From the archive: Is a jumper angrier than a tree?
Professor Amanda Waterman (University of Leeds) on her September 2001 cover feature.
01 August 2024
It's been a while since I asked children to reflect on the emotions of jumpers and trees. The work we carried out over 20 years ago challenged previous research within the eyewitness testimony context that found children would respond to nonsensical questions without query or request for clarification.
Our research showed that if questions were phrased such that they only required a 'yes' or 'no' response, children did tend to give one of those two responses. However, if questions were more 'open', e.g., 'What do feet have for breakfast?', children were much more likely to say that it was a silly question or that they didn't understand.

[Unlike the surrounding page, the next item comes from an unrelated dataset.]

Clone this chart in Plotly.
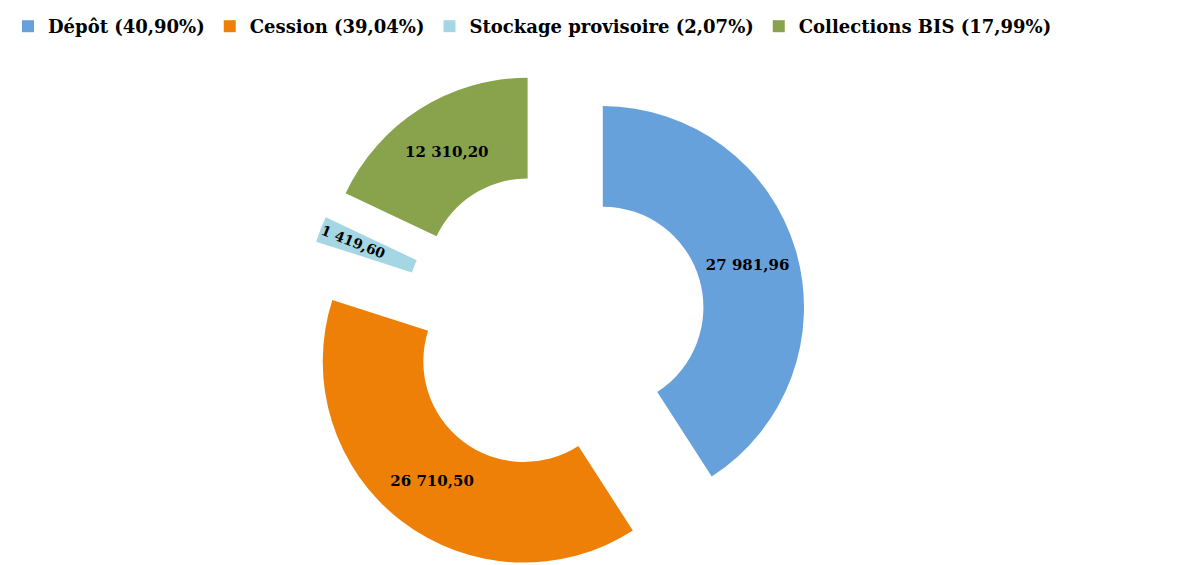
import plotly.graph_objects as go

categories = ["Dépôt", "Cession", "Stockage provisoire", "Collections BIS"]
values = [27981.96, 26710.50, 1419.60, 12310.20]
colors = ["#67A1DC", "#EE8008", "#A5D6E4", "#88A34C"]

total = sum(values)
labels = [f"{c} ({v / total * 100:.2f}%)".replace(".", ",") for c, v in zip(categories, values)]

FONT = "DejaVu Serif"

fig = go.Figure(
    go.Pie(
        labels=labels,
        values=values,
        marker=dict(colors=colors, line=dict(width=0)),
        hole=0.5,
        pull=[0.25] * len(values),
        sort=False,
        direction="clockwise",
        rotation=0,
        texttemplate="<b>%{value:,.2f}</b>",
        textposition="inside",
        insidetextorientation="auto",
        textfont=dict(family=FONT, size=15, color="black"),
        domain=dict(x=[0.162, 0.762], y=[0, 1]),
    )
)

fig.update_layout(
    width=1183,
    height=565,
    separators=", ",
    paper_bgcolor="white",
    plot_bgcolor="white",
    margin=dict(l=0, r=0, t=62, b=0),
    showlegend=True,
    legend=dict(
        orientation="h",
        x=0.0,
        xref="container",
        xanchor="left",
        y=1.0,
        yref="container",
        yanchor="top",
        font=dict(family=FONT, size=18, color="black", weight="bold"),
        itemwidth=30,
        traceorder="normal",
    ),
)

fig.write_html("out.html")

Building on that, we looked at how children (and adults) would respond to sensible questions, about a story or a staged event, but where they did not know the answer to some of the questions. We were interested in what factors would increase or decrease the chance that people would appropriately say when they did not know.
For example, we found that when participants believed an interviewer to be ignorant of what had happened at the event, they were more likely correctly to indicate when they did not know the answer to a particular question.
I do remember that the cover was somewhat controversial at the time! I think some people felt that we were trying somehow to trick children into answering nonsensical questions, which was obviously not our intent. And the Editor tells me some just thought it looked cartoonish or comic. [Editor's note: This did seem to be a recurring problem with illustrating complex psychological concepts at the time.] But asking silly questions has a serious side – how children and adults may approach question-answer exchanges with different understandings and different interpretations about that type of discourse.
In fact, the research was picked up by the Freakonomics team in the US, who were interested in how difficult it can be for adults to admit when they don't know the answer to a question in certain contexts such as board room meetings. That led to a fun radio interview with Stephen Dubner, which culminated in him singing Happy Birthday to my son (a story for another time).
Over the years my research focus has moved from long-term memory to working memory, with a particular interest in the importance of working memory within the classroom. However, I still find myself drawn back to this idea of what people do when they don't know the answer to a question, or don't understand a question.
Oh, and if you're interested, the consensus was that jumpers are angrier.